── Data segment

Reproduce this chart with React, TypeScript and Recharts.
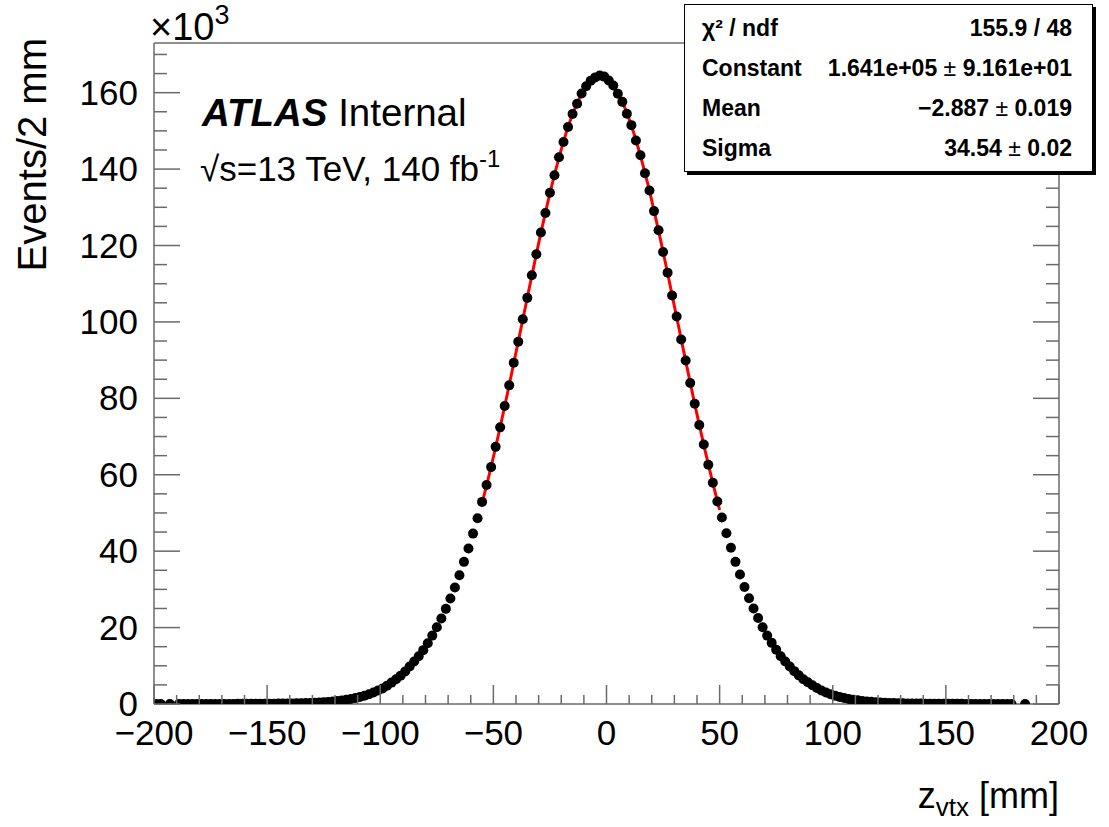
import { ComposedChart, Scatter, Line, XAxis, YAxis } from 'recharts';

// histogram: 2 mm bins from -200 to 200 mm, contents in units of 10^3 events (null = empty bin)
const Z_LOW = -200;
const BIN_WIDTH = 2;
const counts: (number | null)[] = [
  0.005, 0.005, null, 0.005, null, 0.01, 0.01, 0.01, 0.01, 0.01,
  0.015, 0.015, 0.02, 0.02, 0.02, 0.025, 0.03, 0.03, 0.035, 0.04,
  0.045, 0.05, 0.055, 0.06, 0.07, 0.08, 0.09, 0.1, 0.11, 0.13,
  0.15, 0.17, 0.2, 0.23, 0.27, 0.32, 0.39, 0.46, 0.54, 0.66,
  0.78, 0.93, 1.1, 1.31, 1.54, 1.83, 2.16, 2.55, 3.0, 3.51,
  4.08, 4.8, 5.6, 6.5, 7.4, 8.5, 9.8, 11.1, 12.5, 14.1,
  15.9, 17.9, 20.1, 22.4, 24.9, 27.6, 30.5, 33.7, 37.2, 40.7,
  44.6, 48.6, 52.9, 57.3, 62.0, 67.3, 72.4, 78.0, 83.4, 89.3,
  94.8, 100.7, 106.3, 112.2, 117.7, 123.4, 128.5, 133.8, 138.4, 143.1,
  147.1, 151.0, 154.4, 157.1, 159.8, 161.7, 163.1, 164.0, 164.5, 164.2,
  163.2, 161.9, 159.7, 157.6, 154.5, 151.5, 147.5, 143.6, 138.9, 134.4,
  129.0, 124.0, 118.3, 112.9, 106.9, 101.4, 95.4, 89.9, 84.0, 78.6,
  73.0, 67.9, 62.6, 57.9, 53.0, 48.8, 44.7, 40.9, 37.2, 33.9,
  30.6, 27.7, 25.0, 22.5, 20.1, 17.9, 16.0, 14.2, 12.5, 11.1,
  9.8, 8.6, 7.5, 6.5, 5.7, 4.9, 4.2, 3.55, 3.0, 2.56,
  2.19, 1.86, 1.56, 1.32, 1.12, 0.95, 0.8, 0.67, 0.56, 0.47,
  0.39, 0.33, 0.28, 0.24, 0.2, 0.17, 0.15, 0.13, 0.11, 0.1,
  0.09, 0.08, 0.07, 0.06, 0.055, 0.05, 0.045, 0.04, 0.035, 0.03,
  0.03, 0.025, 0.02, 0.02, 0.02, 0.015, 0.015, 0.01, 0.01, 0.01,
  null, null, 0.005, null, null, null, null, null, null, null,
];

// gaussian fit drawn over [-55, 50] mm
const fitZ = [
  -55, -53, -51, -49, -47, -45, -43, -41, -39, -37, -35, -33, -31, -29, -27, -25, -23, -21,
  -19, -17, -15, -13, -11, -9, -7, -5, -3, -1, 1, 3, 5, 7, 9, 11, 13, 15,
  17, 19, 21, 23, 25, 27, 29, 31, 33, 35, 37, 39, 41, 43, 45, 47, 49, 50,
];
const fitN = [
  52.6, 57.2, 62.1, 67.2, 72.5, 77.9, 83.5, 89.2, 94.9, 100.6, 106.4, 112.1, 117.8, 123.3, 128.6, 133.7, 138.5, 143.0,
  147.2, 151.0, 154.3, 157.2, 159.6, 161.6, 162.9, 163.8, 164.1, 163.9, 163.1, 161.7, 159.9, 157.5, 154.7, 151.4, 147.6, 143.5,
  139.0, 134.3, 129.1, 123.9, 118.4, 112.8, 107.0, 101.3, 95.5, 89.8, 84.1, 78.5, 73.1, 67.8, 62.7, 57.8, 53.1, 50.8,
];

const xTicks = [
  -200, -190, -180, -170, -160, -150, -140, -130, -120, -110, -100, -90, -80, -70, -60, -50, -40, -30, -20, -10,
  0, 10, 20, 30, 40, 50, 60, 70, 80, 90, 100, 110, 120, 130, 140, 150, 160, 170, 180, 190, 200,
];
const xLabels = [-200, -150, -100, -50, 0, 50, 100, 150, 200];
const yTicks = [
  0, 5, 10, 15, 20, 25, 30, 35, 40, 45, 50, 55, 60, 65, 70, 75, 80, 85, 90, 95, 100, 105, 110, 115, 120,
  125, 130, 135, 140, 145, 150, 155, 160, 165, 170,
];
const yLabels = [0, 20, 40, 60, 80, 100, 120, 140, 160];

const statRows = [
  { name: 'χ² / ndf', value: '155.9 / 48', err: '' },
  { name: 'Constant', value: '1.641e+05', err: '9.161e+01' },
  { name: 'Mean', value: '−2.887', err: '0.019' },
  { name: 'Sigma', value: '34.54', err: '0.02' },
];

const W = 1109;
const H = 827;
const FRAME = '#6a6a6a';
const FONT = '"Liberation Sans", Arial, Helvetica, sans-serif';

const points = counts
  .map((n, i) => ({ z: Z_LOW + BIN_WIDTH * (i + 0.5), n }))
  .filter((p) => p.n !== null);
const fit = fitZ.map((z, i) => ({ z, n: fitN[i] }));

const fmt = (v: number) => (v < 0 ? `−${-v}` : `${v}`);

// eslint-disable-next-line @typescript-eslint/no-explicit-any
const BottomTick = ({ x, y, payload }: any) => {
  const v = payload.value;
  const major = xLabels.includes(v);
  return (
    <g>
      <line x1={x} x2={x} y1={y} y2={y - (major ? 19 : 9)} stroke={FRAME} strokeWidth={1.5} />
      {major && (
        <text x={x} y={y + 41} textAnchor="middle" fontSize={35} fontFamily={FONT} fill="#000">
          {fmt(v)}
        </text>
      )}
    </g>
  );
};

// eslint-disable-next-line @typescript-eslint/no-explicit-any
const TopTick = ({ x, y, payload }: any) => {
  const major = xLabels.includes(payload.value);
  return <line x1={x} x2={x} y1={y} y2={y + (major ? 19 : 9)} stroke={FRAME} strokeWidth={1.5} />;
};

// eslint-disable-next-line @typescript-eslint/no-explicit-any
const LeftTick = ({ x, y, payload }: any) => {
  const v = payload.value;
  const major = yLabels.includes(v);
  return (
    <g>
      <line x1={x} x2={x + (major ? 26 : 13)} y1={y} y2={y} stroke={FRAME} strokeWidth={1.5} />
      {major && (
        <text x={x - 16} y={y + 12} textAnchor="end" fontSize={35} fontFamily={FONT} fill="#000">
          {v}
        </text>
      )}
    </g>
  );
};

// eslint-disable-next-line @typescript-eslint/no-explicit-any
const RightTick = ({ x, y, payload }: any) => {
  const major = yLabels.includes(payload.value);
  return <line x1={x} x2={x - (major ? 26 : 13)} y1={y} y2={y} stroke={FRAME} strokeWidth={1.5} />;
};

// eslint-disable-next-line @typescript-eslint/no-explicit-any
const Dot = ({ cx, cy }: any) => <circle cx={cx} cy={cy} r={5} fill="#000" />;

export default function App() {
  const axisLine = { stroke: FRAME, strokeWidth: 1.5 };
  return (
    <div style={{ position: 'absolute', left: 0, top: 0, width: W, height: H, background: '#fff' }}>
      <ComposedChart width={W} height={H} margin={{ top: 42, right: 49, bottom: 122, left: 153 }}>
        <XAxis
          dataKey="z" type="number" domain={[-200, 200]} ticks={xTicks} interval={0}
          height={1} tickSize={0} tickMargin={0} tickLine={false} axisLine={axisLine}
          tick={BottomTick} allowDataOverflow
        />
        <XAxis
          xAxisId="top" orientation="top" type="number" domain={[-200, 200]} ticks={xTicks} interval={0}
          height={1} tickSize={0} tickMargin={0} tickLine={false} axisLine={axisLine}
          tick={TopTick} allowDataOverflow
        />
        <YAxis
          dataKey="n" type="number" domain={[0, 173]} ticks={yTicks} interval={0}
          width={1} tickSize={0} tickMargin={0} tickLine={false} axisLine={axisLine}
          tick={LeftTick} allowDataOverflow
        />
        <YAxis
          yAxisId="right" orientation="right" type="number" domain={[0, 173]} ticks={yTicks} interval={0}
          width={1} tickSize={0} tickMargin={0} tickLine={false} axisLine={axisLine}
          tick={RightTick} allowDataOverflow
        />
        <Scatter data={points} dataKey="n" shape={Dot} isAnimationActive={false} />
        <Line
          data={fit} dataKey="n" type="monotone" stroke="#ff0000" strokeWidth={3}
          dot={false} activeDot={false} isAnimationActive={false}
        />
      </ComposedChart>

      <svg width={W} height={H} style={{ position: 'absolute', left: 0, top: 0, pointerEvents: 'none' }}>
        <g fontFamily={FONT} fill="#000">
          {/* exponent of the y axis */}
          <text x={150} y={40} fontSize={38}>
            ×10<tspan fontSize={27} dy={-16}>3</tspan>
          </text>

          {/* axis titles */}
          <text x={46} y={38} fontSize={40} textAnchor="end" transform="rotate(-90 46 38)">
            Events/2 mm
          </text>
          <text x={1059} y={808} fontSize={36} textAnchor="end">
            z<tspan fontSize={26} dy={8}>vtx</tspan>
            <tspan dy={-8}> [mm]</tspan>
          </text>

          {/* labels */}
          <text x={202} y={126} fontSize={38.5}>
            <tspan fontWeight="bold" fontStyle="italic">ATLAS</tspan> Internal
          </text>
          <text x={200} y={181} fontSize={35}>
            √s=13 TeV, 140 fb<tspan fontSize={24} dy={-14}>-1</tspan>
          </text>

          {/* fit statistics box */}
          <rect x={687} y={7} width={409} height={168} fill="#000" />
          <rect x={684.5} y={4.5} width={408} height={167} fill="#fff" stroke="#000" strokeWidth={1} />
          {statRows.map((r, i) => (
            <g key={r.name} fontSize={23}>
              <text x={702} y={36 + 40 * i} fontWeight="bold">
                {r.name}
              </text>
              <text x={1072} y={36 + 40 * i} textAnchor="end" fontWeight="bold">
                {r.value}
                {r.err && (
                  <>
                    <tspan fontWeight="normal"> ± </tspan>
                    {r.err}
                  </>
                )}
              </text>
            </g>
          ))}
        </g>
      </svg>
    </div>
  );
}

────

**Short problem**:
Pictures stay out. Print the data exactly, from its first line through the line containing "Line, XAxis, YAxis".

**Exercise answer**:
Reproduce this chart with React, TypeScript and Recharts.
import { ComposedChart, Scatter, Line, XAxis, YAxis } from 'recharts';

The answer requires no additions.